Predicting with CAREamics

Returning predictions

The simplest form of prediction is to call predict, which returns the predictions.

Prediction
predictions = careamist.predict(
    pred_data=pred_data,
)

Checkpoint

By default, CAREamics uses a checkpoint callback that saves multiple checkpoints during training. Depending on the algorithm, the prediction method will either use the best checkpoint (the one with the lowest validation loss) or the last checkpoint (the one from the last epoch).

Noise2Void and Noise2Noise will use the last checkpoint, while the other algorithms will use the best checkpoint.

Choosing the checkpoint

Checkpoints can be specified by passing a checkpoint argument to the predict method.
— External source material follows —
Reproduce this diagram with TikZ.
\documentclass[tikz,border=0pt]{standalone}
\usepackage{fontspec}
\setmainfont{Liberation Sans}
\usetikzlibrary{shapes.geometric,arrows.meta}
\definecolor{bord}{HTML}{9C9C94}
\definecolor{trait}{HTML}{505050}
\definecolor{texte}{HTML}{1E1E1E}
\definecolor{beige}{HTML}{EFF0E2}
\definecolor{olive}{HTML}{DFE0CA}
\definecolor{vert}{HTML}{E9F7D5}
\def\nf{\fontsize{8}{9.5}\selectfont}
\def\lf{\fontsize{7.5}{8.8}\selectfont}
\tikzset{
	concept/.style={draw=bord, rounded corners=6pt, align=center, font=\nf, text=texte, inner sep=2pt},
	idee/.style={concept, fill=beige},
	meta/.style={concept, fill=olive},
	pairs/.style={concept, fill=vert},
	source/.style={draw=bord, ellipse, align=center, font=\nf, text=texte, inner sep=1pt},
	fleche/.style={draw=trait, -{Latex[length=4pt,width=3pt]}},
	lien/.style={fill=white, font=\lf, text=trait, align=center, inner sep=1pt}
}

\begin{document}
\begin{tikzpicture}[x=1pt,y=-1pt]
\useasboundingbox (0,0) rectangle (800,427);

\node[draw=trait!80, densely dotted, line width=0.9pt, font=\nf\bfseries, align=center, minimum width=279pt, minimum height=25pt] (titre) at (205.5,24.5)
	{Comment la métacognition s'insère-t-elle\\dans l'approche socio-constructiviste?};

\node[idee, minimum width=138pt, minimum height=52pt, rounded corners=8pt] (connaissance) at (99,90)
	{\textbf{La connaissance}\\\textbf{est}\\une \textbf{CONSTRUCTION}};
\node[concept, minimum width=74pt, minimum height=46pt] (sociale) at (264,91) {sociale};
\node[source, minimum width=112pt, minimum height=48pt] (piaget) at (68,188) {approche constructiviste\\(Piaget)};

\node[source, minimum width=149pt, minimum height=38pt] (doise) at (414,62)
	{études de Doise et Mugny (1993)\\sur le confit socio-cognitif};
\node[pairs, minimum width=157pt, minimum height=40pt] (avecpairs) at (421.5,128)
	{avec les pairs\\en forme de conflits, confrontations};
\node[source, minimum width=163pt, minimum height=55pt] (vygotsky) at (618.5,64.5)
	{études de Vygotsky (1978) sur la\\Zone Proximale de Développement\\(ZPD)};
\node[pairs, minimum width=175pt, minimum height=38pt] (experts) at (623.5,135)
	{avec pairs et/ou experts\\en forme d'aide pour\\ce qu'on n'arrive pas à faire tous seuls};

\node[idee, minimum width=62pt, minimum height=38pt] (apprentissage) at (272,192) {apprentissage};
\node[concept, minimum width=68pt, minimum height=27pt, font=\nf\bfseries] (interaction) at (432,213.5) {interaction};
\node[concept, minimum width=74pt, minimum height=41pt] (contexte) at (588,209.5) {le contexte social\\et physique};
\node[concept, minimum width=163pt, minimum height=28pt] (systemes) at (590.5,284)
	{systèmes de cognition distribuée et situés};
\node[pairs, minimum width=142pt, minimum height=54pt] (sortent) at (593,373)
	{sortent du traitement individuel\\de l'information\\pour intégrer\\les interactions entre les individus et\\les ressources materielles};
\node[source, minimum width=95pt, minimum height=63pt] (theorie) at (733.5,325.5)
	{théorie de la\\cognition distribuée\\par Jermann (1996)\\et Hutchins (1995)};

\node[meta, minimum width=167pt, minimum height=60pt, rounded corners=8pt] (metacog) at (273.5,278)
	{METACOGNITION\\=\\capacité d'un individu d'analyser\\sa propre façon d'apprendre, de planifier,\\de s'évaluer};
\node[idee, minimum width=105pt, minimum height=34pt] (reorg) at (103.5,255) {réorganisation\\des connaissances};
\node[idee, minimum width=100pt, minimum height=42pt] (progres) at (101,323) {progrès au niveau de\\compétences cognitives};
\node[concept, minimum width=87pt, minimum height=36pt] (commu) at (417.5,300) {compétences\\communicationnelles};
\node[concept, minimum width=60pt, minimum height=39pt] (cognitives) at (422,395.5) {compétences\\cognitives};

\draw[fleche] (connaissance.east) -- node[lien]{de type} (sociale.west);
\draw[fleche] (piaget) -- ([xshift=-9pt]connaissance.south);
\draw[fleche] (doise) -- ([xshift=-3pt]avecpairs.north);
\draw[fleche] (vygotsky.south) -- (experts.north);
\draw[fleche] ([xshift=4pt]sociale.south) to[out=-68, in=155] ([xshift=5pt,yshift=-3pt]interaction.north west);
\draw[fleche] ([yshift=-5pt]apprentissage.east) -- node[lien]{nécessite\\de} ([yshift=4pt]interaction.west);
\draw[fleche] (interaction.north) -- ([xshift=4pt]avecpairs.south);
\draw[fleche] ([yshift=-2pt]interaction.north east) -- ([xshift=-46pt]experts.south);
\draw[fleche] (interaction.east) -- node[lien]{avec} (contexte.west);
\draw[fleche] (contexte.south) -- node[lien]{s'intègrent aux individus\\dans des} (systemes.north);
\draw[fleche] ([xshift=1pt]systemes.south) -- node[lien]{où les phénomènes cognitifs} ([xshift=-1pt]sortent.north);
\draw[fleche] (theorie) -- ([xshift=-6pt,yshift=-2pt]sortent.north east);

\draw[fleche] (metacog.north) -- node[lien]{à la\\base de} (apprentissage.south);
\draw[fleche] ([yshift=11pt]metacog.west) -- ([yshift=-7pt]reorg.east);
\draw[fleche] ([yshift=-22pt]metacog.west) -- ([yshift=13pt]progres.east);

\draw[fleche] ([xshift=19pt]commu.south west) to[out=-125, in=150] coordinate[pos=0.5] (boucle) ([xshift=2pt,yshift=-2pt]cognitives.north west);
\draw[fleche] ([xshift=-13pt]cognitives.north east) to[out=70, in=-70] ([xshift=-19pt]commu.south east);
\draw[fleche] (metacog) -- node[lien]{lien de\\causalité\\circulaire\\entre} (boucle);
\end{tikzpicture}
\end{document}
It can be either a path to a checkpoint file or one of the keywords specified by PyTorch Lightning (typically "best" or "last", see documentation).

Prediction with checkpoint
predictions = careamist.predict(
    pred_data=pred_data,
    checkpoint="last",  # or "best"
)

Noise2Void and Noise2Noise

Noise2Void and Noise2Noise models do not have a well-defined "best" checkpoint based on validation loss. Specify an explicit path if you want to use a specific checkpoint.

Tiling

For odd-sized or large images, tiling should be used. Tiling is enabled by passing a tile_size to the prediction method.

Prediction
predictions = careamist.predict(
    pred_data=pred_data,
    tile_size=[128, 128],  # (1)!
    tile_overlap=[48, 48],  # (2)!
)
  1. The tile_size need not be equal to the training patch size.
  2. Overlaps are optional, and default to (48, 48)

Why use tiling?

If the images have dimensions that are not comaptible with the network architecture (shape % 2**model_depth != 0), then tiling is required to ensure that the network can process the images.
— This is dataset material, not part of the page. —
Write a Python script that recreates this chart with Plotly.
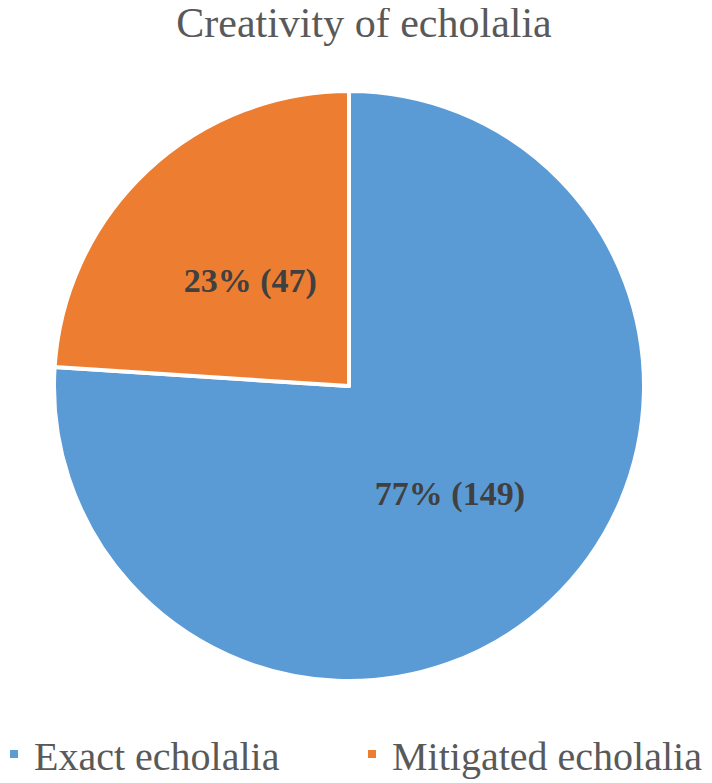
import plotly.graph_objects as go

categories = ["Exact echolalia", "Mitigated echolalia"]
counts = [149, 47]
pct_labels = ["77%", "23%"]
colors = ["#5B9BD5", "#ED7D31"]

texts = [f"{p} ({c})" for p, c in zip(pct_labels, counts)]

W, H = 712, 783
MB = 60                 # bottom margin reserved for the legend
PH = H - MB             # plot-area height
cx, cy, R = 341, 378, 295   # pie centre / radius in figure pixels


def dom(r):
    return dict(x=[(cx - r) / W, (cx + r) / W], y=[1 - (cy + r) / PH, 1 - (cy - r) / PH])


label_font = dict(family="Liberation Serif", size=34, color="#404040", weight="bold")

fig = go.Figure()
# main pie, carries the large-slice label
fig.add_trace(go.Pie(
    labels=categories,
    values=counts,
    text=[texts[0], ""],
    textinfo="text",
    textposition="inside",
    insidetextorientation="horizontal",
    textfont=label_font,
    marker=dict(colors=colors, line=dict(color="white", width=4)),
    sort=False,
    direction="clockwise",
    rotation=0,
    hoverinfo="label+value",
    domain=dom(R),
))
# transparent overlay pie (same data) that places the small-slice label closer to the centre
fig.add_trace(go.Pie(
    labels=categories,
    values=counts,
    text=["", texts[1]],
    textinfo="text",
    textposition="inside",
    insidetextorientation="horizontal",
    textfont=label_font,
    marker=dict(colors=["rgba(0,0,0,0)", "rgba(0,0,0,0)"], line=dict(width=0)),
    sort=False,
    direction="clockwise",
    rotation=0,
    hoverinfo="skip",
    showlegend=False,
    domain=dom(R * 0.823),
))

fig.update_layout(
    width=W, height=H,
    margin=dict(l=0, r=0, t=0, b=MB, autoexpand=False),
    paper_bgcolor="white",
    title=dict(text="Creativity of echolalia", x=0.5, xanchor="center", y=1, yanchor="top",
               font=dict(family="Liberation Serif", size=42, color="#595959")),
    legend=dict(orientation="h", x=-14 / W, xanchor="left", y=1 - 746 / PH, yanchor="middle",
                font=dict(family="Liberation Serif", size=40, color="#595959"),
                entrywidth=313),
)

fig.write_html("out.html")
If the images are large, then they might simply not fit in memory and need to be processed as tiles.

What tiling size to choose?

The tiling size should be chosen based on the size of the images and the available memory. A good starting point is to use a patch size that is a multiple of 2**model_depth. You can then play with batch_size to find the optimal memory usage.

Note that the overlaps must be larger than the receptive field of the network.

Dimensions

Obviously, the tiling and overlaps must respect the dimensions of the images (2D or 3D).
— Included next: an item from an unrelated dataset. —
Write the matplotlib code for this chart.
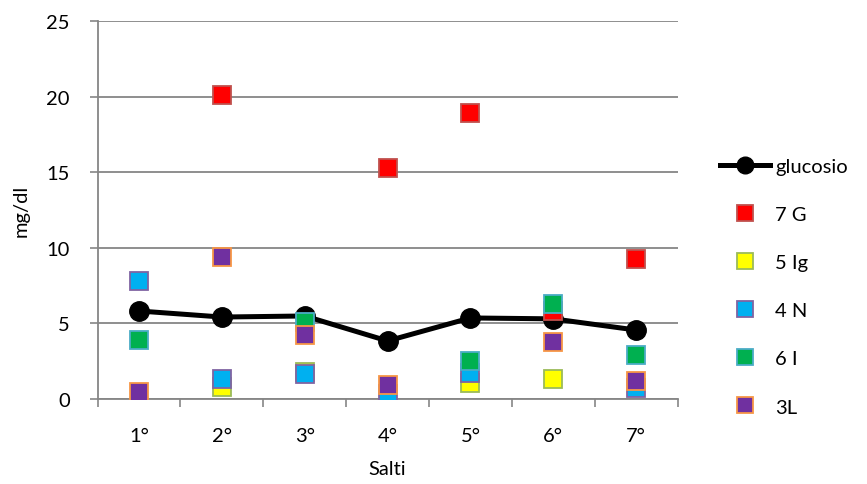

Changing dataloading parameters

During prediction, you can change the dataloading parameters by passing them to the predict method. The parameters batch_size and num_workers can be set through the predict function arguments, while any other parameters have to be changed through the configuration.

Prediction
predictions = careamist.predict(
    pred_data=pred_data,
    batch_size=4,
    num_workers=0,
)

Data parameters

The data we want to predict on might be different from the training data, in terms of axes or format. The predict method allows changing these parameters (axes, data_type, channels, in_memory).

Here, let's say we trained from arrays of axes YX, and now want to predict with the trained model on a TIFF file (we have a path pred_data_path) that has multiple time-points. We need to set new_axes to SYX to specify the new axes order. We also need to specify the new axes and data_type. Finally, we do not want to train in-memory.

Prediction
predictions = careamist.predict(
    pred_data=pred_data_path,  # (1)!
    axes="SYX",
    data_type="tiff",
    in_memory=False,
)
  1. Now, data is a path.

Coherence of the data parameters

Prediction data must have the same type content as the training data (we talk about the data being "in distribution"). That means that it cannot have different spatial axes or suddenly have more channels.

New data has channels

If the new data has channels, but the model was not trained on multiple channels, then the channels parameter can be used to specify which channels to use for prediction. For example, if the new data has 3 channels, but the model was trained on single-channel data, then channels=[1] can be used to specify that only the second channel should be used for prediction.

Predicting to disk

(soon)

CZI format

Prediction directly to disk is not available for CZI data.

Zarr format

Prediction directly to disk is with Zarr requires tiling to be enabled.